The Henderson News
- Type: Semi-weekly newspaper
- Format: Broadsheet
- Owner: Carpenter Media Group
- Publisher: Alexander Gould
- Founded: 1930
- Headquarters: P.O. Box 30 Henderson, Texas 75653-4509 United States
- Circulation: 2,106 (as of 2023)
- Website: thehendersonnews.com

= The Henderson News =

Newspaper in Henderson, Texas

The Henderson News is a semi-weekly newspaper published in Henderson, Texas, on Wednesday afternoons and Sunday mornings. It is owned by Carpenter Media Group.

== History ==
The Henderson News was formed on October 6, 1930, the day after the discovery of the East Texas Oil Field.

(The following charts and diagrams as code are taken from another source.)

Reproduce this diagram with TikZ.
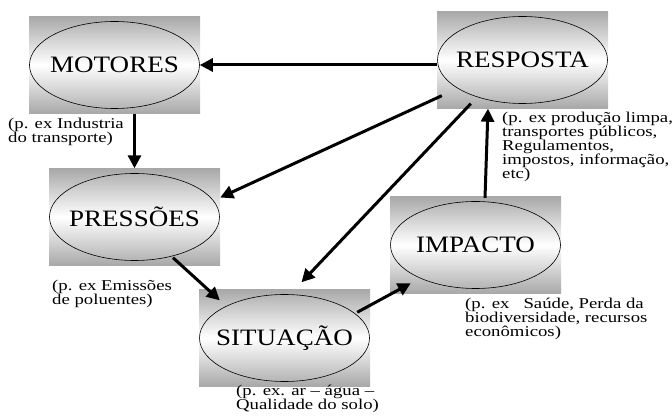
\documentclass[tikz,border=0pt]{standalone}
\usepackage{fontspec}
\setmainfont{Liberation Serif}
\newfontfamily\boxfont[FakeStretch=1.15]{Liberation Serif}
\newfontfamily\labfont[FakeStretch=1.25]{Liberation Serif}
\usetikzlibrary{shapes.geometric,arrows.meta,calc}
\definecolor{boxgray}{HTML}{A8A8A8}
\definecolor{ellgray}{HTML}{B4B4B4}
\tikzset{
 boxbg/.style={rectangle, minimum width=171pt, minimum height=97pt, inner sep=0pt, draw=none,
   top color=boxgray, bottom color=boxgray, middle color=white},
 ellnode/.style={ellipse, minimum width=170pt, minimum height=87pt, inner sep=0pt,
   draw=black, line width=0.6pt, top color=ellgray, bottom color=ellgray, middle color=white,
   font=\boxfont\fontsize{23.5}{28}\selectfont},
 note/.style={anchor=north west, inner sep=0pt, align=left,
   font=\labfont\fontsize{15}{14}\selectfont},
 flow/.style={line width=3pt, -{Triangle[length=13pt,width=13pt]}},
}
\begin{document}
\begin{tikzpicture}[x=1pt,y=-1pt]
\useasboundingbox (0,0) rectangle (672,419);
% boxes and ellipses
\node[boxbg] (motbox) at (114.5,65) {};
\node[ellnode] (mot) at (motbox.center) {\makebox[0pt]{MOTORES}};
\node[boxbg] (respbox) at (522.5,60) {};
\node[ellnode] (resp) at (respbox.center) {\makebox[0pt]{RESPOSTA}};
\node[boxbg] (presbox) at (134.5,217) {};
\node[ellnode] (pres) at (presbox.center) {\makebox[0pt]{PRESSÕES}};
\node[boxbg] (impbox) at (475.5,245) {};
\node[ellnode] (imp) at (impbox.center) {\makebox[0pt]{IMPACTO}};
\node[boxbg] (sitbox) at (284.5,338) {};
\node[ellnode] (sit) at (sitbox.center) {\makebox[0pt]{SITUAÇÃO}};
% connectors
\draw[flow] (resp.west |- mot.east) -- (mot.east);
\draw[flow] (presbox.north |- motbox.south) -- (presbox.north);
\draw[flow] ([shift={(5,-13)}]respbox.south west) -- ($(presbox.north east)!0.3!(presbox.south east)$);
\draw[flow] ([shift={(34,-5)}]respbox.south west) -- ([shift={(17,-7)}]sitbox.north);
\draw[flow] ([shift={(38.5,-8)}]presbox.south) -- ([shift={(21,11)}]sitbox.north west);
\draw[flow] ([shift={(-13,23)}]sitbox.north east) -- ([shift={(21,-10.5)}]impbox.south west);
\draw[flow] ([shift={(9.5,1.5)}]impbox.north) -- ([shift={(-34.5,0)}]respbox.south);
% notes
\node[note] (motnote) at (8,118) {(p. ex Industria\\do transporte)};
\node[note] (respnote) at (502,112) {(p. ex produção limpa,\\transportes públicos,\\Regulamentos,\\impostos, informação,\\etc)};
\node[note] (presnote) at (52,280) {(p. ex Emissões\\de poluentes)};
\node[note] (impnote) at (465,297.5) {(p. ex\ \ \ Saúde, Perda da\\biodiversidade, recursos\\econômicos)};
\node[note] (sitnote) at (236,385) {(p. ex. ar – água –\\Qualidade do solo)};
\end{tikzpicture}
\end{document}
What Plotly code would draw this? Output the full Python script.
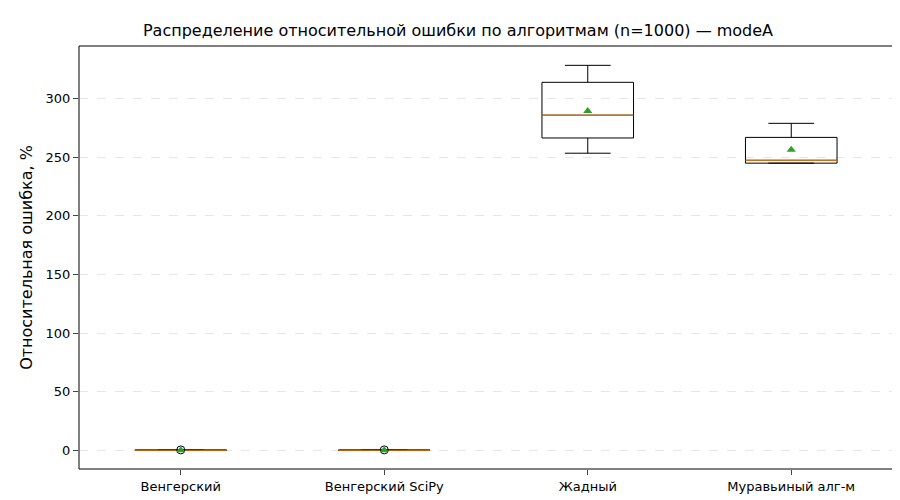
import plotly.graph_objects as go

categories = ["Венгерский", "Венгерский SciPy", "Жадный", "Муравьиный алг-м"]
positions = [1, 2, 3, 4]
lower = [0.0, 0.0, 253.5, 245.0]
q1 = [0.0, 0.0, 266.5, 245.0]
median = [0.0, 0.0, 286.0, 247.5]
q3 = [0.2, 0.2, 314.0, 267.0]
upper = [0.2, 0.2, 328.5, 279.0]
means = [0.0, 0.0, 289.5, 256.5]
outlier_x = [1, 2]
outlier_y = [0.3, 0.3]

fig = go.Figure()
fig.add_trace(go.Box(
    x=positions, q1=q1, median=median, q3=q3, lowerfence=lower, upperfence=upper,
    width=0.45, whiskerwidth=0.5, line=dict(color="black", width=1),
    fillcolor="rgba(0,0,0,0)", boxpoints=False, showlegend=False, hoverinfo="skip",
))

# orange median lines
mx, my = [], []
for p, m in zip(positions, median):
    mx += [p - 0.225, p + 0.225, None]
    my += [m, m, None]
fig.add_trace(go.Scatter(x=mx, y=my, mode="lines", line=dict(color="#ff7f0e", width=1),
                         showlegend=False))
fig.add_trace(go.Scatter(x=outlier_x, y=outlier_y, mode="markers",
                         marker=dict(symbol="circle-open", size=8, color="black", line=dict(width=1)),
                         showlegend=False))
fig.add_trace(go.Scatter(x=positions, y=means, mode="markers",
                         marker=dict(symbol="triangle-up", size=8, color="#2ca02c"),
                         showlegend=False))

fig.update_layout(
    width=900, height=500, plot_bgcolor="white", paper_bgcolor="white",
    margin=dict(l=71, r=15, t=38, b=39, autoexpand=False),
    font=dict(family="DejaVu Sans", size=13, color="black"),
    title=dict(text="Распределение относительной ошибки по алгоритмам (n=1000) — modeA",
               x=0.5, xanchor="center", y=0.955, yanchor="middle", font=dict(size=16)),
    shapes=[dict(type="rect", xref="paper", yref="paper", x0=0, x1=1, y0=0, y1=1,
                 line=dict(color="black", width=1), layer="above")],
)
fig.update_xaxes(range=[0.5, 4.5], tickvals=positions, ticktext=categories,
                 ticks="outside", showgrid=False, zeroline=False, automargin=False)
fig.update_yaxes(range=[-16, 345], tickvals=[0, 50, 100, 150, 200, 250, 300],
                 title_text="Относительная ошибка, %", title_standoff=8,
                 ticks="outside", automargin=False,
                 gridcolor="#e6e6e6", griddash="dash", zeroline=False)

fig.write_html("out.html")
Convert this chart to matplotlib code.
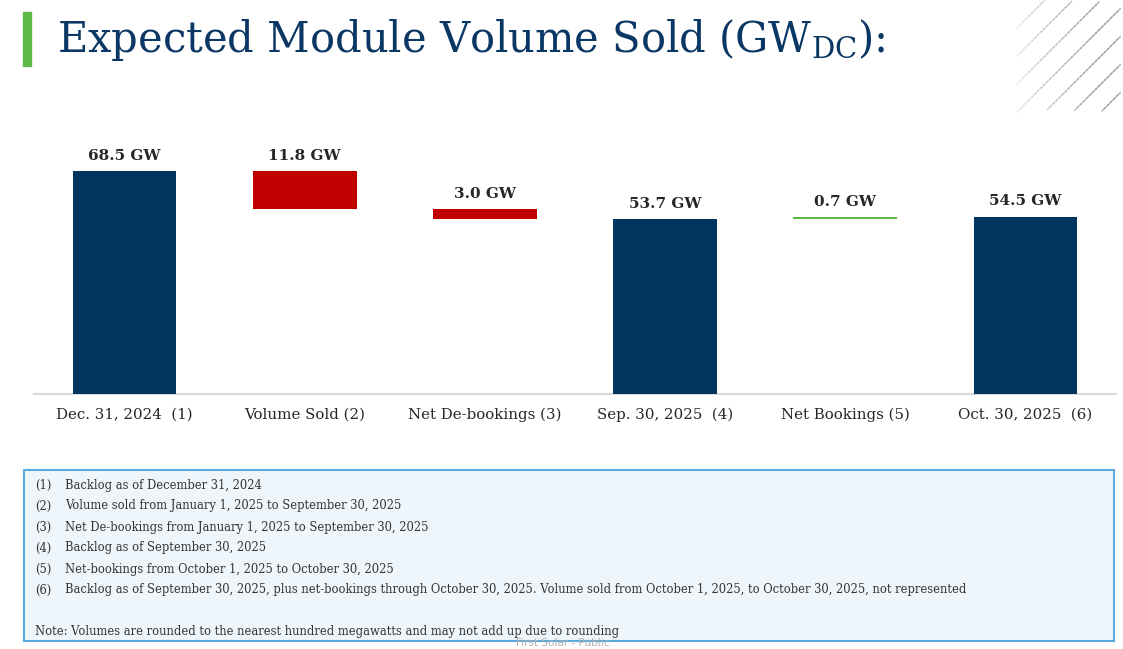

In 2024, the paper's owner M. Roberts Media was acquired by Carpenter Media Group.

== Awards ==
Each year The Henderson News receives numerous honors and awards from the Texas Press Association and the North & East Texas Press Association, with previous Managing Editor Matthew Prosser receiving first place for news writing from the TPA and being named Journalist of the Year from the NETPA in 2012 and current Managing Editor and Senior Reporter, Amber Lollar, receiving First Place in Column Writing and Second Place in News Photo from NETPA for 2020, First Place in News Writing, Second Place in Headline Writing from TPA for 2022, along with Second Place in Headline Writing from NETPA, Third Place in Column Writing, Third Place in News Writing, and Fourth Place in News Photo.